Almost all Nifty 500 companies are trading in the red, with Nifty Midcap and Smallcap indices down about 1.8% each. The India VIX surged over 20%, marking its highest level since July 2024, indicating increased market volatility.
Investor wealth has taken a significant hit, with approximately ₹12 lakh crore wiped out already. This downturn has been exacerbated by the sharp rise in crude oil prices, which skyrocketed 20% in the early morning session, reaching a 52-week high of $111.24 per barrel.
Major oil importers like India are particularly vulnerable to these fluctuations.
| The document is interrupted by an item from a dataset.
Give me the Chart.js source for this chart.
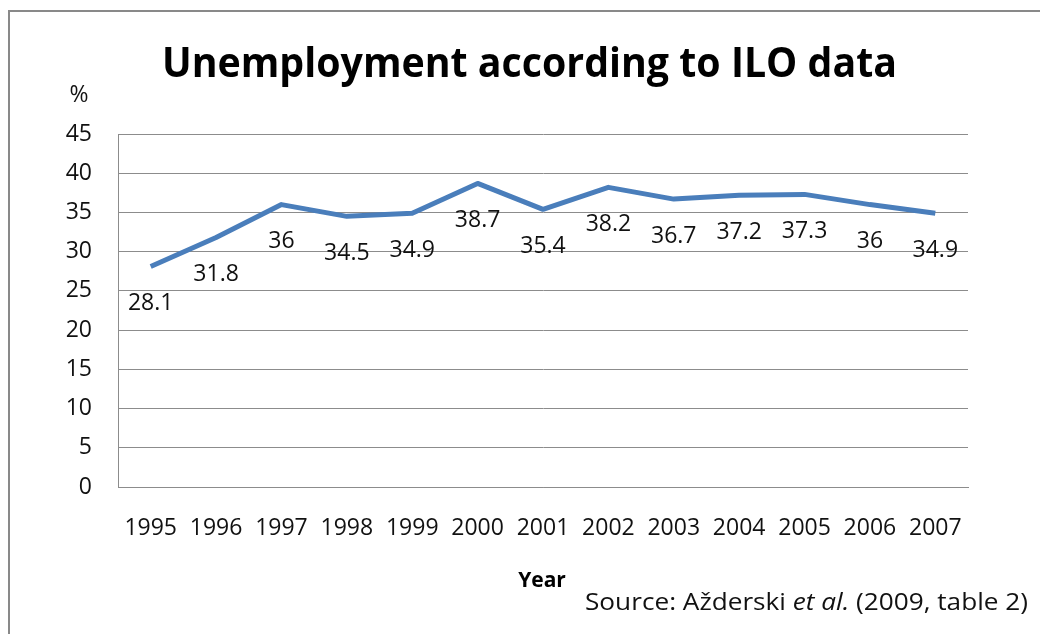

V.K. Vijayakumar noted, “Big oil importers like India will be hit hard if the Iran war lingers long and crude price remains high.” This geopolitical tension has already impacted market sentiment.
The Nifty opened with a wide gap-down at 23,871.85 and is currently trading at 23,740. The Nifty 50 March Futures are down 2.78%, reflecting the overall market sentiment.
Support for the Nifty 50 is around 23,750, which analysts suggest could be tested during the day. A strong rise above 24,000 is needed to ease the downside pressure.
Market analysts are cautious, with Ponmudi R stating, “Gift Nifty is signalling a potential gap-down opening for the Nifty, tracking sharp declines across Asian markets.” Vinit Bolinjkar added, “We expect high volatility to persist, favouring domestically-insulated sectors like Capital Goods and Consumer Durables.”
Given the current volatility, some experts recommend that traders stay out of the market today. Details remain unconfirmed regarding the potential long-term impacts of these developments.